2. Questions and Data Scope#

As data scientists we use data to answer questions, and the quality of the data collection process can significantly impact the validity and accuracy of the data, the strength of the conclusions we draw from an analysis, and the decisions we make. In this chapter, we describe a general approach for understanding data collection and evaluating the usefulness of the data in addressing the question of interest. Ideally, we aim for data to be representative of the phenomenon that we are studying, whether that phenomenon is a population characteristic, a physical model, or some type of social behavior. Typically, our data do not contain complete information (the scope is restricted in some way), yet we want to use the data to accurately describe a population, estimate a scientific quantity, infer the form of a relationship between features, or predict future outcomes. In all of these situations, if our data are not representative of the object of our study, then our conclusions can be limited, possibly misleading, or even wrong.

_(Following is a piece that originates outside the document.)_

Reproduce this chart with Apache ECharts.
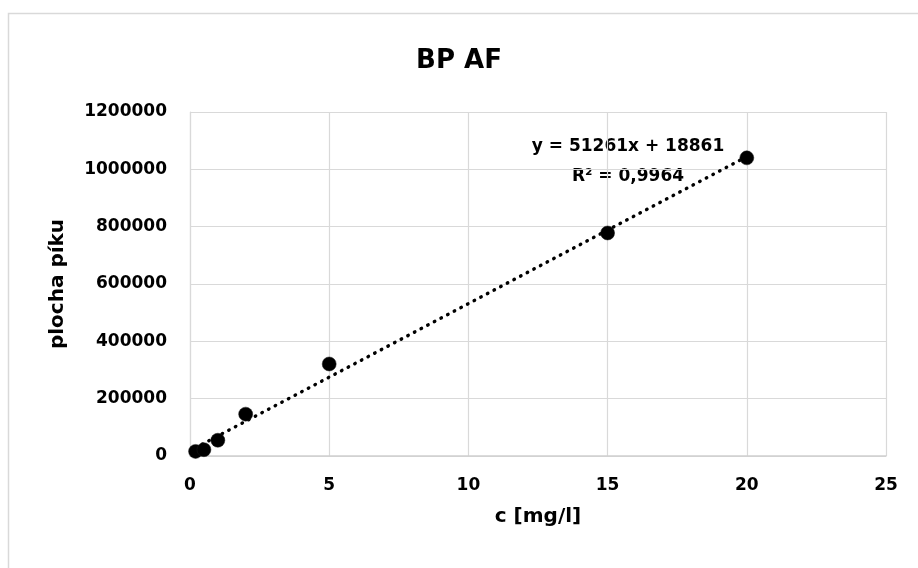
<!DOCTYPE html>
<html>
<head>
<meta charset="utf-8">
<script src="https://cdn.jsdelivr.net/npm/echarts@6/dist/echarts.min.js"></script>
<style>
  html, body { margin: 0; padding: 0; background: #fff; }
  #chart { width: 918px; height: 568px; }
</style>
</head>
<body>
<div id="chart"></div>
<script>
// Calibration measurements: concentration vs. peak area
const concentration = [0.2, 0.5, 1, 2, 5, 15, 20];
const peakArea = [16000, 22000, 55000, 146000, 321000, 778000, 1040000];

// Linear trendline as reported
const slope = 51261;
const intercept = 18861;
const rSquared = '0,9964';

const xTicks = [0, 5, 10, 15, 20, 25];
const yTicks = [0, 200000, 400000, 600000, 800000, 1000000, 1200000];

const FONT = 'DejaVu Sans';

const points = concentration.map((c, i) => [c, peakArea[i]]);
const xStart = concentration[0];
const xEnd = concentration[concentration.length - 1];
const trend = [
  [xStart, slope * xStart + intercept],
  [xEnd, slope * xEnd + intercept]
];

const chart = echarts.init(document.getElementById('chart'), null, { renderer: 'canvas' });

chart.setOption({
  backgroundColor: '#ffffff',
  animation: false,
  title: {
    text: 'BP AF',
    left: 'center',
    top: 43,
    textStyle: { fontFamily: FONT, fontWeight: 'bold', fontSize: 26, color: '#000' }
  },
  grid: { left: 190, right: 32, top: 112, bottom: 112 },
  xAxis: {
    type: 'value',
    min: xTicks[0],
    max: xTicks[xTicks.length - 1],
    interval: 5,
    name: 'c [mg/l]',
    nameLocation: 'middle',
    nameGap: 51,
    nameTextStyle: { fontFamily: FONT, fontWeight: 'bold', fontSize: 20, color: '#000' },
    axisLine: { show: true, lineStyle: { color: '#d0d0d0', width: 1.5 } },
    axisTick: { show: false },
    splitLine: { show: true, lineStyle: { color: '#d9d9d9', width: 1.2 } },
    axisLabel: {
      fontFamily: FONT, fontWeight: 'bold', fontSize: 17, color: '#000', margin: 21,
      formatter: v => String(v)
    }
  },
  yAxis: {
    type: 'value',
    min: yTicks[0],
    max: yTicks[yTicks.length - 1],
    interval: 200000,
    name: 'plocha píku',
    nameLocation: 'middle',
    nameGap: 122,
    nameRotate: 90,
    nameTextStyle: { fontFamily: FONT, fontWeight: 'bold', fontSize: 20, color: '#000' },
    axisLine: { show: true, lineStyle: { color: '#d9d9d9', width: 1.2 } },
    axisTick: { show: false },
    splitLine: { show: true, lineStyle: { color: '#d9d9d9', width: 1.2 } },
    axisLabel: {
      fontFamily: FONT, fontWeight: 'bold', fontSize: 17, color: '#000', margin: 23,
      formatter: v => String(v)
    }
  },
  series: [
    {
      name: 'trend',
      type: 'line',
      data: trend,
      symbol: 'none',
      z: 2,
      lineStyle: { color: '#000', width: 3.4, type: [0.5, 7], cap: 'round' }
    },
    {
      name: 'data',
      type: 'scatter',
      data: points,
      symbol: 'circle',
      symbolSize: 14,
      z: 3,
      itemStyle: { color: '#000', borderColor: '#1a1a1a', borderWidth: 0.5, opacity: 1 }
    }
  ],
  graphic: [
    {
      type: 'rect',
      silent: true,
      z: -10,
      shape: { x: 8.5, y: 13.5, width: 1000, height: 1000 },
      style: { fill: 'none', stroke: '#d9d9d9', lineWidth: 1.5 }
    },
    {
      type: 'text',
      x: 628,
      y: 147,
      style: {
        text: 'y = ' + slope + 'x + ' + intercept,
        fontFamily: FONT, fontWeight: 'bold', fontSize: 17, fill: '#000',
        align: 'center', verticalAlign: 'middle'
      }
    },
    {
      type: 'text',
      x: 628,
      y: 177,
      style: {
        text: 'R² = ' + rSquared,
        fontFamily: FONT, fontWeight: 'bold', fontSize: 17, fill: '#000',
        align: 'center', verticalAlign: 'middle'
      }
    }
  ]
});
</script>
</body>
</html>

To motivate the need to think about these issues, we begin with an example of the power of big data and what can go wrong. We then provide a framework that can help you connect the goal of your study (your question) with the data collection process. We refer to this as the data scope,1 and we provide terminology to help describe data scope, along with examples from surveys, government data, scientific instruments, and online resources. Later in this chapter, we consider what it means for data to be accurate. There, we introduce different forms of bias and variation, and describe situations where they can arise. Throughout, the examples cover the spectrum of the sorts of data that you may be using as a data scientist; these examples are from science, politics, public health, and online communities.


The notion of “scope” has been adapted from Hellerstein’s course notes on scope, temporality, and faithfulness.